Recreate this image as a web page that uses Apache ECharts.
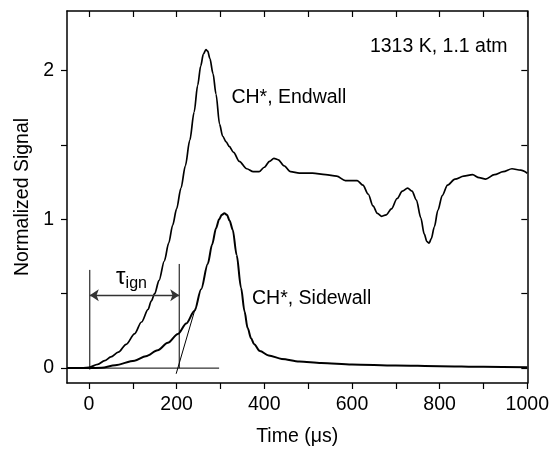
<!DOCTYPE html>
<html>
<head>
<meta charset="utf-8">
<script src="https://cdn.jsdelivr.net/npm/echarts@6/dist/echarts.min.js"></script>
<style>html,body{margin:0;padding:0;background:#fff}#c{width:552px;height:452px}</style>
</head>
<body>
<div id="c"></div>
<script>
// ---- data ----
const endTime = [-50,-25,0,20,36,50,67,85,104,120,135,142,150,160,172,182,191,200,210,220,230,240,248,255,261,267,271,276,283,290,298,305,313,320,330,343,360,375,388,400,412,422,432,445,460,480,510,540,565,585,600,612,625,637,648,658,668,678,690,703,715,727,737,747,757,765,771,776,781,788,796,806,818,835,855,875,890,905,925,945,965,985,1000];
const endSignal = [0.0,0.0,0.005,0.025,0.05,0.075,0.107,0.16,0.23,0.31,0.395,0.45,0.5,0.59,0.72,0.84,0.96,1.07,1.21,1.36,1.53,1.72,1.9,2.03,2.11,2.14,2.13,2.08,1.98,1.84,1.64,1.56,1.52,1.49,1.45,1.39,1.34,1.32,1.32,1.35,1.39,1.41,1.40,1.36,1.32,1.31,1.31,1.30,1.29,1.26,1.26,1.26,1.23,1.17,1.09,1.04,1.02,1.03,1.07,1.14,1.19,1.21,1.19,1.13,1.01,0.90,0.85,0.84,0.87,0.95,1.06,1.16,1.23,1.27,1.29,1.30,1.28,1.27,1.30,1.32,1.34,1.33,1.31];
const sideTime = [-50,-20,0,29,60,104,130,157,180,203,222,241,256,271,281,290,297,303,309,315,321,328,337,347,355,362,370,377,390,410,440,480,530,600,700,800,900,1000];
const sideSignal = [0,0,0,0.003,0.02,0.05,0.08,0.12,0.17,0.23,0.3,0.385,0.53,0.70,0.83,0.94,1.0,1.03,1.04,1.03,0.99,0.93,0.76,0.54,0.38,0.27,0.2,0.16,0.115,0.085,0.062,0.045,0.035,0.025,0.018,0.013,0.009,0.006];
const xTicks = [0,100,200,300,400,500,600,700,800,900,1000];
const xLabels = [0,200,400,600,800,1000];
const yTicks = [0,0.5,1,1.5,2];
const yLabels = [0,1,2];
// construction lines (data coordinates)
const baseLine = [[-50,0],[297,0]];
const startLine = [[2,-0.01],[2,0.66]];
const endLine = [[206,0],[206,0.70]];
const tangentLine = [[199,-0.038],[243,0.405]];
const arrowSpan = [[2,0.489],[206,0.489]];
// annotations [x, y, text]
const notes = [
  [325,1.82,'CH*, Endwall'],
  [641,2.16,'1313 K, 1.1 atm'],
  [372,0.465,'CH*, Sidewall']
];
const tauPos = [62,0.607];

const FONT = 'Liberation Sans, Arial, Helvetica, sans-serif';
const FS = 19.5;
const zip = (a,b)=>a.map((v,i)=>[v,b[i]]);

const chart = echarts.init(document.getElementById('c'), null, {renderer:'canvas'});
const axisCommon = {
  type:'value',
  splitLine:{show:false},
  axisLine:{show:true,onZero:false,lineStyle:{color:'#000',width:1.5}},
};
const thin = (data,w)=>({type:'line',data,symbol:'none',silent:true,animation:false,
  lineStyle:{color:'#000',width:w||1},z:3});
const fmt = v => String(v);

chart.setOption({
  animation:false,
  grid:{left:67,right:23,top:11,bottom:66},
  xAxis:[
    Object.assign({},axisCommon,{min:-50,max:1000,position:'bottom',
      axisTick:{show:true,length:6,customValues:xTicks,lineStyle:{color:'#000',width:1.2}},
      axisLabel:{customValues:xLabels,formatter:fmt,fontSize:FS,color:'#000',fontFamily:FONT,margin:12},
      name:'Time (\u03bcs)',nameLocation:'middle',nameGap:44,
      nameTextStyle:{fontSize:FS,color:'#000',fontFamily:FONT}}),
    Object.assign({},axisCommon,{min:-50,max:1000,position:'top',
      axisTick:{show:true,inside:true,length:6,customValues:xTicks,lineStyle:{color:'#000',width:1.2}},
      axisLabel:{show:false}})
  ],
  yAxis:[
    Object.assign({},axisCommon,{min:-0.1,max:2.4,position:'left',
      axisTick:{show:true,length:6,customValues:yTicks,lineStyle:{color:'#000',width:1.2}},
      axisLabel:{customValues:yLabels,formatter:fmt,fontSize:FS,color:'#000',fontFamily:FONT,margin:13},
      name:'Normalized Signal',nameLocation:'middle',nameGap:33,nameRotate:90,
      nameTextStyle:{fontSize:FS,color:'#000',fontFamily:FONT}}),
    Object.assign({},axisCommon,{min:-0.1,max:2.4,position:'right',
      axisTick:{show:true,inside:true,length:6,customValues:yTicks,lineStyle:{color:'#000',width:1.2}},
      axisLabel:{show:false}})
  ],
  series:[
    {type:'line',name:'Endwall',data:zip(endTime,endSignal),symbol:'none',smooth:0.3,smoothMonotone:'x',
      lineStyle:{color:'#000',width:1.7},z:4},
    {type:'line',name:'Sidewall',data:zip(sideTime,sideSignal),symbol:'none',smooth:0.3,smoothMonotone:'x',
      lineStyle:{color:'#000',width:2},z:4},
    thin(baseLine,1),
    thin(startLine,1),
    thin(endLine,1),
    thin(tangentLine,1),
    {type:'line',data:[],symbol:'none',silent:true,
      markLine:{silent:true,symbol:['arrow','arrow'],symbolSize:[9,9],
        lineStyle:{color:'#333',width:1.3,type:'solid'},label:{show:false},
        data:[[{coord:arrowSpan[0]},{coord:arrowSpan[1]}]]}},
    {type:'scatter',symbolSize:0,silent:true,z:5,itemStyle:{opacity:1},
      data:notes.map(n=>({value:[n[0],n[1]],name:n[2]})),
      label:{show:true,position:'right',distance:0,formatter:p=>p.name,opacity:1,
        fontSize:FS,color:'#000',fontFamily:FONT}},
    {type:'scatter',symbolSize:0,silent:true,z:5,itemStyle:{opacity:1},
      data:[{value:tauPos}],
      label:{show:true,position:'right',distance:0,opacity:1,
        formatter:'{t|\u03c4}{s|ign}',
        rich:{t:{fontSize:24,color:'#000',fontFamily:FONT},
              s:{fontSize:16,color:'#000',fontFamily:FONT,padding:[12,0,0,0]}}}}
  ]
});
</script>
</body>
</html>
☆ ☆ ☆ ☆ ☆
Goal => Extract the full listing above verbatim; pictures are to be left out of the copy.

Response below =>
Recreate this image as a web page that uses Apache ECharts.
<!DOCTYPE html>
<html>
<head>
<meta charset="utf-8">
<script src="https://cdn.jsdelivr.net/npm/echarts@6/dist/echarts.min.js"></script>
<style>html,body{margin:0;padding:0;background:#fff}#c{width:552px;height:452px}</style>
</head>
<body>
<div id="c"></div>
<script>
// ---- data ----
const endTime = [-50,-25,0,20,36,50,67,85,104,120,135,142,150,160,172,182,191,200,210,220,230,240,248,255,261,267,271,276,283,290,298,305,313,320,330,343,360,375,388,400,412,422,432,445,460,480,510,540,565,585,600,612,625,637,648,658,668,678,690,703,715,727,737,747,757,765,771,776,781,788,796,806,818,835,855,875,890,905,925,945,965,985,1000];
const endSignal = [0.0,0.0,0.005,0.025,0.05,0.075,0.107,0.16,0.23,0.31,0.395,0.45,0.5,0.59,0.72,0.84,0.96,1.07,1.21,1.36,1.53,1.72,1.9,2.03,2.11,2.14,2.13,2.08,1.98,1.84,1.64,1.56,1.52,1.49,1.45,1.39,1.34,1.32,1.32,1.35,1.39,1.41,1.40,1.36,1.32,1.31,1.31,1.30,1.29,1.26,1.26,1.26,1.23,1.17,1.09,1.04,1.02,1.03,1.07,1.14,1.19,1.21,1.19,1.13,1.01,0.90,0.85,0.84,0.87,0.95,1.06,1.16,1.23,1.27,1.29,1.30,1.28,1.27,1.30,1.32,1.34,1.33,1.31];
const sideTime = [-50,-20,0,29,60,104,130,157,180,203,222,241,256,271,281,290,297,303,309,315,321,328,337,347,355,362,370,377,390,410,440,480,530,600,700,800,900,1000];
const sideSignal = [0,0,0,0.003,0.02,0.05,0.08,0.12,0.17,0.23,0.3,0.385,0.53,0.70,0.83,0.94,1.0,1.03,1.04,1.03,0.99,0.93,0.76,0.54,0.38,0.27,0.2,0.16,0.115,0.085,0.062,0.045,0.035,0.025,0.018,0.013,0.009,0.006];
const xTicks = [0,100,200,300,400,500,600,700,800,900,1000];
const xLabels = [0,200,400,600,800,1000];
const yTicks = [0,0.5,1,1.5,2];
const yLabels = [0,1,2];
// construction lines (data coordinates)
const baseLine = [[-50,0],[297,0]];
const startLine = [[2,-0.01],[2,0.66]];
const endLine = [[206,0],[206,0.70]];
const tangentLine = [[199,-0.038],[243,0.405]];
const arrowSpan = [[2,0.489],[206,0.489]];
// annotations [x, y, text]
const notes = [
  [325,1.82,'CH*, Endwall'],
  [641,2.16,'1313 K, 1.1 atm'],
  [372,0.465,'CH*, Sidewall']
];
const tauPos = [62,0.607];

const FONT = 'Liberation Sans, Arial, Helvetica, sans-serif';
const FS = 19.5;
const zip = (a,b)=>a.map((v,i)=>[v,b[i]]);

const chart = echarts.init(document.getElementById('c'), null, {renderer:'canvas'});
const axisCommon = {
  type:'value',
  splitLine:{show:false},
  axisLine:{show:true,onZero:false,lineStyle:{color:'#000',width:1.5}},
};
const thin = (data,w)=>({type:'line',data,symbol:'none',silent:true,animation:false,
  lineStyle:{color:'#000',width:w||1},z:3});
const fmt = v => String(v);

chart.setOption({
  animation:false,
  grid:{left:67,right:23,top:11,bottom:66},
  xAxis:[
    Object.assign({},axisCommon,{min:-50,max:1000,position:'bottom',
      axisTick:{show:true,length:6,customValues:xTicks,lineStyle:{color:'#000',width:1.2}},
      axisLabel:{customValues:xLabels,formatter:fmt,fontSize:FS,color:'#000',fontFamily:FONT,margin:12},
      name:'Time (\u03bcs)',nameLocation:'middle',nameGap:44,
      nameTextStyle:{fontSize:FS,color:'#000',fontFamily:FONT}}),
    Object.assign({},axisCommon,{min:-50,max:1000,position:'top',
      axisTick:{show:true,inside:true,length:6,customValues:xTicks,lineStyle:{color:'#000',width:1.2}},
      axisLabel:{show:false}})
  ],
  yAxis:[
    Object.assign({},axisCommon,{min:-0.1,max:2.4,position:'left',
      axisTick:{show:true,length:6,customValues:yTicks,lineStyle:{color:'#000',width:1.2}},
      axisLabel:{customValues:yLabels,formatter:fmt,fontSize:FS,color:'#000',fontFamily:FONT,margin:13},
      name:'Normalized Signal',nameLocation:'middle',nameGap:33,nameRotate:90,
      nameTextStyle:{fontSize:FS,color:'#000',fontFamily:FONT}}),
    Object.assign({},axisCommon,{min:-0.1,max:2.4,position:'right',
      axisTick:{show:true,inside:true,length:6,customValues:yTicks,lineStyle:{color:'#000',width:1.2}},
      axisLabel:{show:false}})
  ],
  series:[
    {type:'line',name:'Endwall',data:zip(endTime,endSignal),symbol:'none',smooth:0.3,smoothMonotone:'x',
      lineStyle:{color:'#000',width:1.7},z:4},
    {type:'line',name:'Sidewall',data:zip(sideTime,sideSignal),symbol:'none',smooth:0.3,smoothMonotone:'x',
      lineStyle:{color:'#000',width:2},z:4},
    thin(baseLine,1),
    thin(startLine,1),
    thin(endLine,1),
    thin(tangentLine,1),
    {type:'line',data:[],symbol:'none',silent:true,
      markLine:{silent:true,symbol:['arrow','arrow'],symbolSize:[9,9],
        lineStyle:{color:'#333',width:1.3,type:'solid'},label:{show:false},
        data:[[{coord:arrowSpan[0]},{coord:arrowSpan[1]}]]}},
    {type:'scatter',symbolSize:0,silent:true,z:5,itemStyle:{opacity:1},
      data:notes.map(n=>({value:[n[0],n[1]],name:n[2]})),
      label:{show:true,position:'right',distance:0,formatter:p=>p.name,opacity:1,
        fontSize:FS,color:'#000',fontFamily:FONT}},
    {type:'scatter',symbolSize:0,silent:true,z:5,itemStyle:{opacity:1},
      data:[{value:tauPos}],
      label:{show:true,position:'right',distance:0,opacity:1,
        formatter:'{t|\u03c4}{s|ign}',
        rich:{t:{fontSize:24,color:'#000',fontFamily:FONT},
              s:{fontSize:16,color:'#000',fontFamily:FONT,padding:[12,0,0,0]}}}}
  ]
});
</script>
</body>
</html>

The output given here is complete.